Ha scaldato i cuori della minoranza etnica più consistente della Germania — quasi due milioni e mezzo di persone: ha parlato del lutto per i nove morti, turchi, di un incendio in un edificio di Ludwigshafen, che la stampa di Ankara dice essere doloso ma del quale la polizia tedesca non ha ancora stabilito le cause; ha invitato il suo popolo emigrato a non dimenticare la lingua e la cultura d'origine; ha parlato in continuazione di «noi turchi» e «loro tedeschi ». Infine, è riuscito a eccitare anche il resto della Germania. Integratevi nel Paese che vi ospita, ha sostenuto, ma non fatevi assimilare, perché «l'assimilazione è come un crimine contro l'umanità»: frase che ha fatto esplodere le proteste in tutto il Paese. Il clima era abbastanza surriscaldato: il giorno prima, già in terra tedesca, aveva proposto di aprire scuole e università turche in Germania, con insegnanti turchi.

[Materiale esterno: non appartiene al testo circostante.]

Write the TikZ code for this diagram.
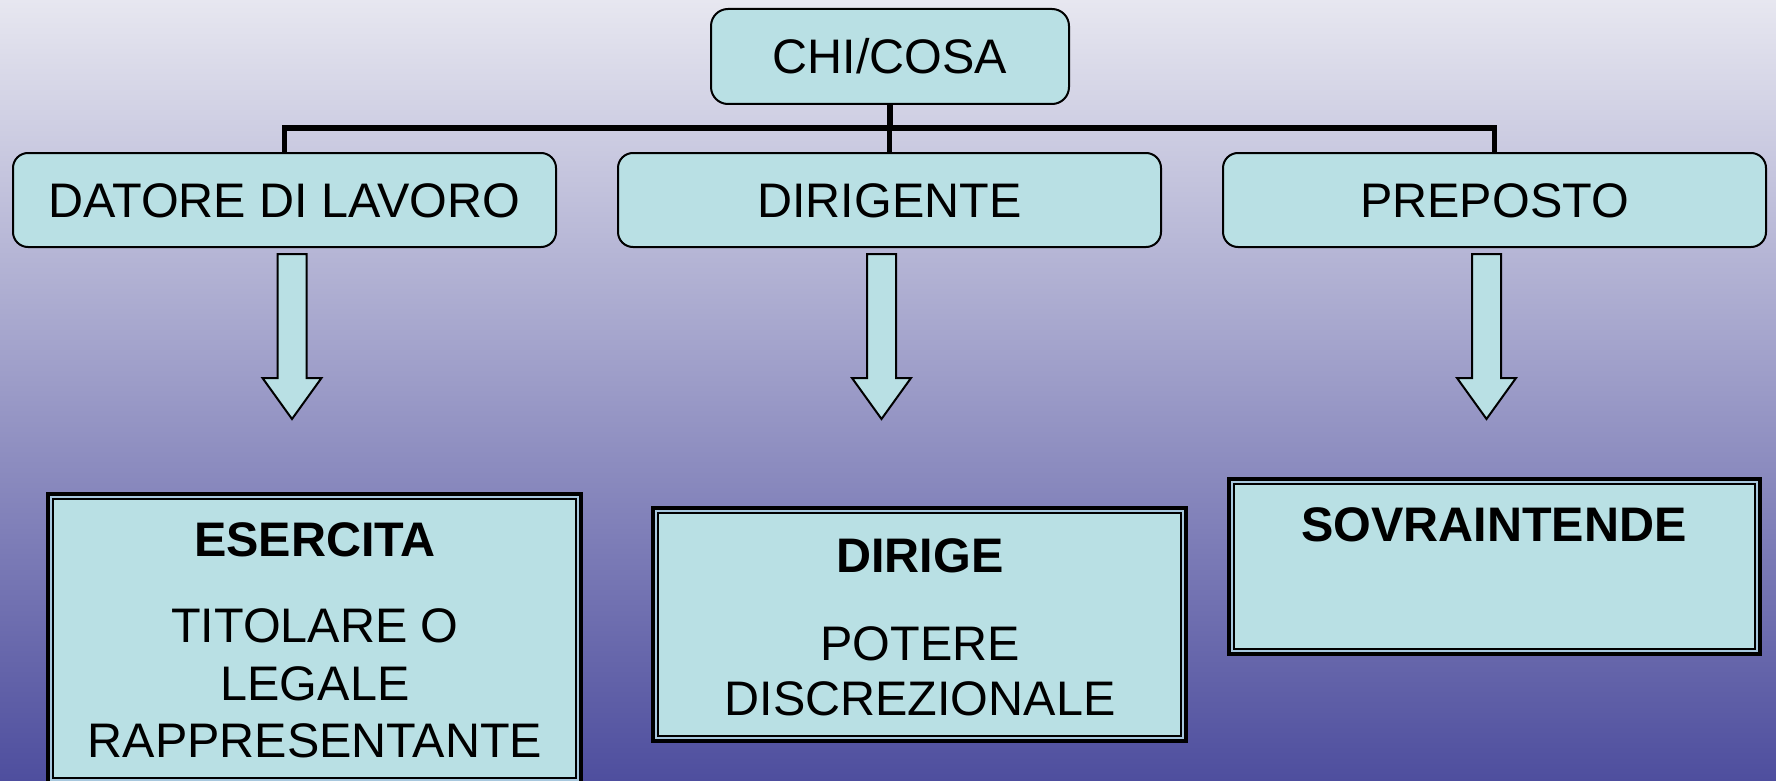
\documentclass[tikz,border=0pt]{standalone}
\usepackage{fontspec}
\setmainfont{Liberation Sans}
\definecolor{boxfill}{RGB}{185,224,228}
\definecolor{gapcol}{RGB}{168,200,222}
\definecolor{bgtop}{RGB}{231,231,240}
\definecolor{bgbot}{RGB}{78,78,158}
\begin{document}
\begin{tikzpicture}[x=1pt,y=-1pt,
  rbox/.style={draw=black, line width=2pt, fill=boxfill, rounded corners=15pt,
    minimum width=543pt, minimum height=94pt, inner sep=0pt,
    text height=35pt, text depth=0pt, font=\fontsize{48.5}{58}\selectfont},
  dbox/.style={draw=black, line width=4pt, fill=gapcol, inner sep=0pt},
  dinner/.style={draw=black, line width=2pt, fill=boxfill},
  conn/.style={draw=black, line width=5.5pt, line join=miter},
  barrow/.style={draw=black, line width=2pt, fill=boxfill, line join=miter},
  ttl/.style={font=\fontsize{48.5}{58}\selectfont\bfseries, anchor=base, inner sep=0pt},
  bdy/.style={font=\fontsize{48.5}{58}\selectfont, anchor=base, inner sep=0pt}]

\useasboundingbox (0,0) rectangle (1776,781);
\clip (0,0) rectangle (1776,781);
\shade[top color=bgtop, bottom color=bgbot] (0,0) rectangle (1776,781);

% top level
\node[rbox, minimum width=358pt, minimum height=95pt, rounded corners=17pt] (chi) at (890,56.5) {CHI/COSA};
\node[rbox] (datore) at (284.5,200) {DATORE DI LAVORO};
\node[rbox] (dirigente) at (889.5,200) {DIRIGENTE};
\node[rbox] (preposto) at (1494.5,200) {PREPOSTO};

% connectors
\coordinate (bus) at (0,128);
\draw[conn] (chi.south) -- (chi.south |- bus);
\draw[conn] (datore.north) -- (datore.north |- bus) -- (preposto.north |- bus) -- (preposto.north);
\draw[conn] (dirigente.north) -- (dirigente.north |- bus);

% block arrows
\foreach \cx in {292,881.5,1486.5}{
  \draw[barrow] ({\cx-14.5},254) -- ({\cx+14.5},254) -- ({\cx+14.5},378)
    -- ({\cx+29.5},378) -- (\cx,419) -- ({\cx-29.5},378) -- ({\cx-14.5},378) -- cycle;
}

% double-bordered boxes
\node[dbox, minimum width=533pt, minimum height=289pt] (esercita) at (314.5,638.5) {};
\draw[dinner] ([shift={(7,7)}]esercita.north west) rectangle ([shift={(-7,-7)}]esercita.south east);
\node[dbox, minimum width=533pt, minimum height=233pt] (dirige) at (919.5,624.5) {};
\draw[dinner] ([shift={(7,7)}]dirige.north west) rectangle ([shift={(-7,-7)}]dirige.south east);
\node[dbox, minimum width=531pt, minimum height=175pt] (sovra) at (1494.5,566.5) {};
\draw[dinner] ([shift={(7,7)}]sovra.north west) rectangle ([shift={(-7,-7)}]sovra.south east);

% texts
\node[ttl] (t1) at (315,556) {ESERCITA};
\node[bdy] (t2) at (315,642) {TITOLARE O};
\node[bdy] (t3) at (315,700) {LEGALE};
\node[bdy] (t4) at (315,757) {RAPPRESENTANTE};
\node[ttl] (t5) at (920,572) {DIRIGE};
\node[bdy] (t6) at (920,660) {POTERE};
\node[bdy] (t7) at (920,715) {DISCREZIONALE};
\node[ttl] (t8) at (1494,541) {SOVRAINTENDE};
\end{tikzpicture}
\end{document}
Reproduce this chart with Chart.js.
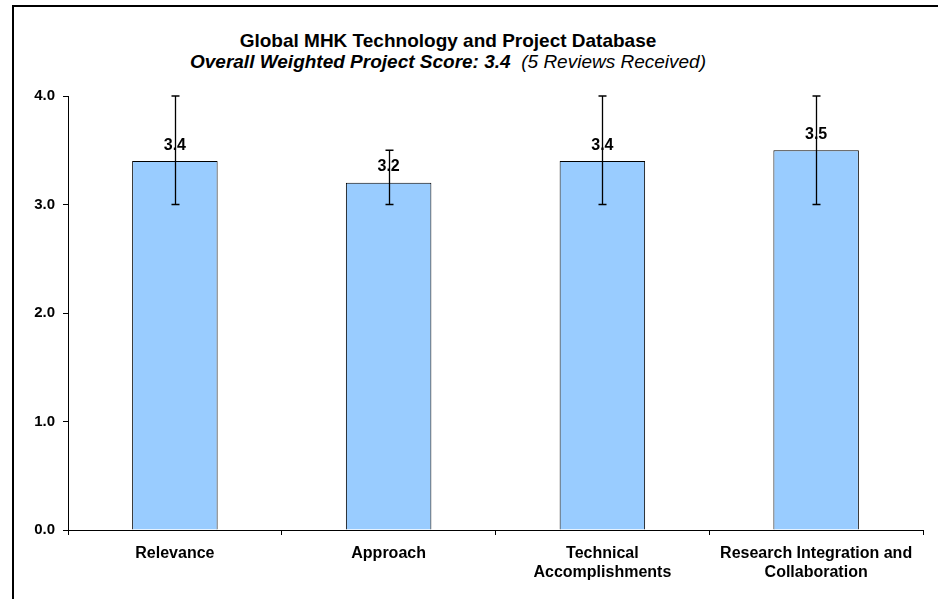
<!DOCTYPE html>
<html>
<head>
<meta charset="utf-8">
<script src="https://cdn.jsdelivr.net/npm/chart.js@4/dist/chart.umd.min.js"></script>
<style>
  body { margin:0; background:#fff; width:938px; height:599px; overflow:hidden; position:relative; font-family:"Liberation Sans", Arial, sans-serif; }
  #frame { position:absolute; left:12px; top:5px; width:960px; height:620px; border-left:2px solid #000; border-top:2px solid #000; }
  #title { position:absolute; left:0; top:30px; width:896px; text-align:center; color:#000; font-size:19px; line-height:21px; }
  #title .l1 { font-weight:bold; }
  #title .l2 b { font-style:italic; }
  #title .l2 i { font-weight:normal; }
  canvas { position:absolute; left:0; top:0; }
</style>
</head>
<body>
<div id="frame"></div>
<div id="title">
  <div class="l1">Global MHK Technology and Project Database</div>
  <div class="l2"><b>Overall Weighted Project Score: 3.4</b>&nbsp; <i>(5 Reviews Received)</i></div>
</div>
<canvas id="chart" width="938" height="599"></canvas>
<script>
// data
const categories = ['Relevance', 'Approach', ['Technical', 'Accomplishments'], ['Research Integration and', 'Collaboration']];
const scores = [3.4, 3.2, 3.4, 3.5];
const errLow = [3.0, 3.0, 3.0, 3.0];
const errHigh = [4.0, 3.5, 4.0, 4.0];
const yTicks = [0, 1, 2, 3, 4];

// labels + error bars
const barExtras = {
  id: 'barExtras',
  afterDatasetsDraw(chart) {
    const ctx = chart.ctx;
    const y = chart.scales.y;
    const meta = chart.getDatasetMeta(0);
    ctx.save();
    ctx.fillStyle = '#000';
    ctx.font = 'bold 16px "Liberation Sans", Arial, sans-serif';
    ctx.textAlign = 'center';
    ctx.textBaseline = 'middle';
    meta.data.forEach((bar, i) => {
      ctx.fillText(scores[i].toFixed(1), bar.x, bar.y - 16);
    });
    ctx.strokeStyle = '#000';
    ctx.lineWidth = 1.3;
    meta.data.forEach((bar, i) => {
      const x = Math.round(bar.x) + 0.5;
      const lo = y.getPixelForValue(errLow[i]);
      const hi = y.getPixelForValue(errHigh[i]);
      ctx.beginPath();
      ctx.moveTo(x, lo); ctx.lineTo(x, hi);
      ctx.moveTo(x - 4, lo); ctx.lineTo(x + 4, lo);
      ctx.moveTo(x - 4, hi); ctx.lineTo(x + 4, hi);
      ctx.stroke();
    });
    ctx.restore();
  }
};

new Chart(document.getElementById('chart'), {
  type: 'bar',
  data: {
    labels: categories,
    datasets: [{
      data: scores,
      backgroundColor: '#99CCFF',
      borderColor: '#000',
      borderWidth: 1,
      barPercentage: 0.4,
      categoryPercentage: 1.0
    }]
  },
  options: {
    responsive: false,
    devicePixelRatio: 1,
    animation: false,
    layout: { padding: { left: 0, right: 15, top: 96, bottom: 0 } },
    plugins: { legend: { display: false }, tooltip: { enabled: false } },
    scales: {
      x: {
        afterFit: s => { s.height = 69; },
        grid: { offset: true, drawOnChartArea: false, drawTicks: true, tickLength: 5, color: '#000' },
        border: { display: true, color: '#000', width: 1 },
        ticks: {
          color: '#000', padding: 9, maxRotation: 0, autoSkip: false,
          font: { family: '"Liberation Sans", Arial, sans-serif', size: 16, weight: 'bold', lineHeight: 1.2 }
        }
      },
      y: {
        min: yTicks[0], max: yTicks[yTicks.length - 1],
        afterFit: s => { s.width = 68; },
        afterBuildTicks: s => { s.ticks = yTicks.map(v => ({ value: v })); },
        grid: { drawOnChartArea: false, drawTicks: true, tickLength: 5, color: '#000' },
        border: { display: true, color: '#000', width: 1 },
        ticks: {
          color: '#000', padding: 8,
          callback: v => Number(v).toFixed(1),
          font: { family: '"Liberation Sans", Arial, sans-serif', size: 15, weight: 'bold' }
        }
      }
    }
  },
  plugins: [barExtras]
});
</script>
</body>
</html>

Proposta presa maluccio dalla maggioranza dei politici locali, soprattutto cristiano-democratici. L'incontro con la cancelliera Angela Merkel che è seguito è stato piuttosto teso e per nulla usuale anche nelle dichiarazioni finali. Frau Merkel ha ricordato a Erdogan che, in Germania, la cancelliera è lei, anche dei cittadini di origine turca, non lui. In più, è entrata nel merito della questione turca, che nel Paese è il perno attorno al quale si sviluppa tutto il dibattito sui temi dell'immigrazione e sui modi di integrare chi arriva. «Mi fa piacere — ha detto la cancelliera rivolgendosi a Erdogan — che si dica a favore dell'integrazione e dell'imparare la lingua tedesca, ma una vita di lungo periodo in un Paese significa anche un'accettazione più forte dei suoi costumi. Non credo che siamo arrivati alla fine di questa discussione »: per dire che le sue idee su come entrare e stare in Germania sono diverse da quelle del primo ministro din Ankara. Non solo: ha sostenuto che non ha nessuna intenzione di vedere i bambini di origine turca andare a una scuola dove imparano il tedesco «come quinta lingua straniera». Scontro serio, di contenuto, insomma: integrazione contro assimilazione.
Il problema, serio non solo in Germania, è esploso sulla stampa e tra i politici, soprattutto quelli cristiano-democratici (come Frau Merkel) che molto spesso fanno di questo tema il cuore delle loro campagne elettorali locali (non sempre con successo). Erwin Huber — il leader della Csu, il partito bavarese alleato della Cdu a livello nazionale — ha preso il discorso di Colonia per attaccare Erdogan e sostenere che il processo di adesione della Turchia all'Unione europea deve essere riconsiderato. Il premier bavarese Günther Beckstein, anch'egli della Csu, ha detto che un buon cittadino, in Germania, deve «imparare il tedesco e parlarlo in famiglia». In generale, i mezzi di informazione hanno giudicato populista e pericoloso l'approccio del primo ministro turco alle relazioni tra gli immigrati e il resto della società in Germania. Ma la questione, dopo il passaggio di Erdogan, è in termini nuovi: integrare o assimilare?